Start of MATERIAL PROVIDED
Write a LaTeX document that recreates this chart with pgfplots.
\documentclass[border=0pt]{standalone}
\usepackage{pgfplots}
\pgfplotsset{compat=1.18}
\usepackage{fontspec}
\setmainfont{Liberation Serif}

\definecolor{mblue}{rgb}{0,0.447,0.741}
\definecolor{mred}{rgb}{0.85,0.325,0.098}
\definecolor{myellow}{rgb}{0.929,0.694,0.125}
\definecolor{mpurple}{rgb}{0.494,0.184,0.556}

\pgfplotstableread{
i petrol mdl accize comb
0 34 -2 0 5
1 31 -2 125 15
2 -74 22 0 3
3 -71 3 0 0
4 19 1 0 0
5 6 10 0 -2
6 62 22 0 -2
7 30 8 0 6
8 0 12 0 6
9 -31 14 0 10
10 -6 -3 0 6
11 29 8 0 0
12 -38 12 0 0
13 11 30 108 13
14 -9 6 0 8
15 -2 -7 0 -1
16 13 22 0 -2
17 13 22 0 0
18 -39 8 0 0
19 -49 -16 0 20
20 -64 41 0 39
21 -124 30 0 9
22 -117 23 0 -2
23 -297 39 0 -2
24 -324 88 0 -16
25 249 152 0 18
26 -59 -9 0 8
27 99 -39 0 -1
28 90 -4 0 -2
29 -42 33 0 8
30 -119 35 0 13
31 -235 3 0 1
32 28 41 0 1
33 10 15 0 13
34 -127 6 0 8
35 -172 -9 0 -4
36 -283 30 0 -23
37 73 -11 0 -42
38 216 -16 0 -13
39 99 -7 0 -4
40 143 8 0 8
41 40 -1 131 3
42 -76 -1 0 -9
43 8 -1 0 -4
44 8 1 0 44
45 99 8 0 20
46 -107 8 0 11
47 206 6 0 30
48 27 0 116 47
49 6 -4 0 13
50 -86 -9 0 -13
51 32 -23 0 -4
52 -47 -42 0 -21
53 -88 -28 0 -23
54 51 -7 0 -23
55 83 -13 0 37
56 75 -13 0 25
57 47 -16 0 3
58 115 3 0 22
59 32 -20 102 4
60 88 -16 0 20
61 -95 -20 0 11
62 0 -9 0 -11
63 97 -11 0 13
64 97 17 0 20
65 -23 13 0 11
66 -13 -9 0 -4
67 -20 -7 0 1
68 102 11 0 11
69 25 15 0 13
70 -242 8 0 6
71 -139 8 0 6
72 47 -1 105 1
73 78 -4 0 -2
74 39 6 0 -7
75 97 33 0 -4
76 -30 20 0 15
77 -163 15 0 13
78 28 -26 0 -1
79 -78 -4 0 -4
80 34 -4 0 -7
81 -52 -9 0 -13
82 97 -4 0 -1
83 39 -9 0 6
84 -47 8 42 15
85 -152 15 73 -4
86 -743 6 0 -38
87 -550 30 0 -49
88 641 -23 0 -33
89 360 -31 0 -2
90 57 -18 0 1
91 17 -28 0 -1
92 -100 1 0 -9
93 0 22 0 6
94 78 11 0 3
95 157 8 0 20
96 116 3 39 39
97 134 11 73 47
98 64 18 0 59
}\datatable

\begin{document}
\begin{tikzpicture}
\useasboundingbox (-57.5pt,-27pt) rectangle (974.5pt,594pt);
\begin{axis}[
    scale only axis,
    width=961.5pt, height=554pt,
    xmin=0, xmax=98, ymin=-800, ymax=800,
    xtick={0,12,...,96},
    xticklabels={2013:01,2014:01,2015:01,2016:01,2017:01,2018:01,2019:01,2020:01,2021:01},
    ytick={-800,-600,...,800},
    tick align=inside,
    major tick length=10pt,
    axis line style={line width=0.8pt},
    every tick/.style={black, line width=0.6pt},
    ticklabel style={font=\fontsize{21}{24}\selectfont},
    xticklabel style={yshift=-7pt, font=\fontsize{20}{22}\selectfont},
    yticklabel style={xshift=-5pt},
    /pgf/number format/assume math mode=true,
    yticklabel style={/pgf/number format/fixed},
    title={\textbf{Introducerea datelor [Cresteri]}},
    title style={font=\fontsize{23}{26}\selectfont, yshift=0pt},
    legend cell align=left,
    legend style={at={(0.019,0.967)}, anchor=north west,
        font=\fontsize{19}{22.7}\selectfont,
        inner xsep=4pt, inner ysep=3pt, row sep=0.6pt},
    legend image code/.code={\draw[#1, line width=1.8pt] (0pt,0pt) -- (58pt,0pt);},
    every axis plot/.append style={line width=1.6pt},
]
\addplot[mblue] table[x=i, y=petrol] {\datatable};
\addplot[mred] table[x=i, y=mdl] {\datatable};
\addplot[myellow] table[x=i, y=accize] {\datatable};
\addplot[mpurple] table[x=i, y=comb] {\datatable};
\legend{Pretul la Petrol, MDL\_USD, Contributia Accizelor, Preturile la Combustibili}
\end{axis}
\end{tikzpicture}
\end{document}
End of MATERIAL PROVIDED
Copy out the whole listing exactly; please set it all down.

Write a LaTeX document that recreates this chart with pgfplots.
\documentclass[border=0pt]{standalone}
\usepackage{pgfplots}
\pgfplotsset{compat=1.18}
\usepackage{fontspec}
\setmainfont{Liberation Serif}

\definecolor{mblue}{rgb}{0,0.447,0.741}
\definecolor{mred}{rgb}{0.85,0.325,0.098}
\definecolor{myellow}{rgb}{0.929,0.694,0.125}
\definecolor{mpurple}{rgb}{0.494,0.184,0.556}

\pgfplotstableread{
i petrol mdl accize comb
0 34 -2 0 5
1 31 -2 125 15
2 -74 22 0 3
3 -71 3 0 0
4 19 1 0 0
5 6 10 0 -2
6 62 22 0 -2
7 30 8 0 6
8 0 12 0 6
9 -31 14 0 10
10 -6 -3 0 6
11 29 8 0 0
12 -38 12 0 0
13 11 30 108 13
14 -9 6 0 8
15 -2 -7 0 -1
16 13 22 0 -2
17 13 22 0 0
18 -39 8 0 0
19 -49 -16 0 20
20 -64 41 0 39
21 -124 30 0 9
22 -117 23 0 -2
23 -297 39 0 -2
24 -324 88 0 -16
25 249 152 0 18
26 -59 -9 0 8
27 99 -39 0 -1
28 90 -4 0 -2
29 -42 33 0 8
30 -119 35 0 13
31 -235 3 0 1
32 28 41 0 1
33 10 15 0 13
34 -127 6 0 8
35 -172 -9 0 -4
36 -283 30 0 -23
37 73 -11 0 -42
38 216 -16 0 -13
39 99 -7 0 -4
40 143 8 0 8
41 40 -1 131 3
42 -76 -1 0 -9
43 8 -1 0 -4
44 8 1 0 44
45 99 8 0 20
46 -107 8 0 11
47 206 6 0 30
48 27 0 116 47
49 6 -4 0 13
50 -86 -9 0 -13
51 32 -23 0 -4
52 -47 -42 0 -21
53 -88 -28 0 -23
54 51 -7 0 -23
55 83 -13 0 37
56 75 -13 0 25
57 47 -16 0 3
58 115 3 0 22
59 32 -20 102 4
60 88 -16 0 20
61 -95 -20 0 11
62 0 -9 0 -11
63 97 -11 0 13
64 97 17 0 20
65 -23 13 0 11
66 -13 -9 0 -4
67 -20 -7 0 1
68 102 11 0 11
69 25 15 0 13
70 -242 8 0 6
71 -139 8 0 6
72 47 -1 105 1
73 78 -4 0 -2
74 39 6 0 -7
75 97 33 0 -4
76 -30 20 0 15
77 -163 15 0 13
78 28 -26 0 -1
79 -78 -4 0 -4
80 34 -4 0 -7
81 -52 -9 0 -13
82 97 -4 0 -1
83 39 -9 0 6
84 -47 8 42 15
85 -152 15 73 -4
86 -743 6 0 -38
87 -550 30 0 -49
88 641 -23 0 -33
89 360 -31 0 -2
90 57 -18 0 1
91 17 -28 0 -1
92 -100 1 0 -9
93 0 22 0 6
94 78 11 0 3
95 157 8 0 20
96 116 3 39 39
97 134 11 73 47
98 64 18 0 59
}\datatable

\begin{document}
\begin{tikzpicture}
\useasboundingbox (-57.5pt,-27pt) rectangle (974.5pt,594pt);
\begin{axis}[
    scale only axis,
    width=961.5pt, height=554pt,
    xmin=0, xmax=98, ymin=-800, ymax=800,
    xtick={0,12,...,96},
    xticklabels={2013:01,2014:01,2015:01,2016:01,2017:01,2018:01,2019:01,2020:01,2021:01},
    ytick={-800,-600,...,800},
    tick align=inside,
    major tick length=10pt,
    axis line style={line width=0.8pt},
    every tick/.style={black, line width=0.6pt},
    ticklabel style={font=\fontsize{21}{24}\selectfont},
    xticklabel style={yshift=-7pt, font=\fontsize{20}{22}\selectfont},
    yticklabel style={xshift=-5pt},
    /pgf/number format/assume math mode=true,
    yticklabel style={/pgf/number format/fixed},
    title={\textbf{Introducerea datelor [Cresteri]}},
    title style={font=\fontsize{23}{26}\selectfont, yshift=0pt},
    legend cell align=left,
    legend style={at={(0.019,0.967)}, anchor=north west,
        font=\fontsize{19}{22.7}\selectfont,
        inner xsep=4pt, inner ysep=3pt, row sep=0.6pt},
    legend image code/.code={\draw[#1, line width=1.8pt] (0pt,0pt) -- (58pt,0pt);},
    every axis plot/.append style={line width=1.6pt},
]
\addplot[mblue] table[x=i, y=petrol] {\datatable};
\addplot[mred] table[x=i, y=mdl] {\datatable};
\addplot[myellow] table[x=i, y=accize] {\datatable};
\addplot[mpurple] table[x=i, y=comb] {\datatable};
\legend{Pretul la Petrol, MDL\_USD, Contributia Accizelor, Preturile la Combustibili}
\end{axis}
\end{tikzpicture}
\end{document}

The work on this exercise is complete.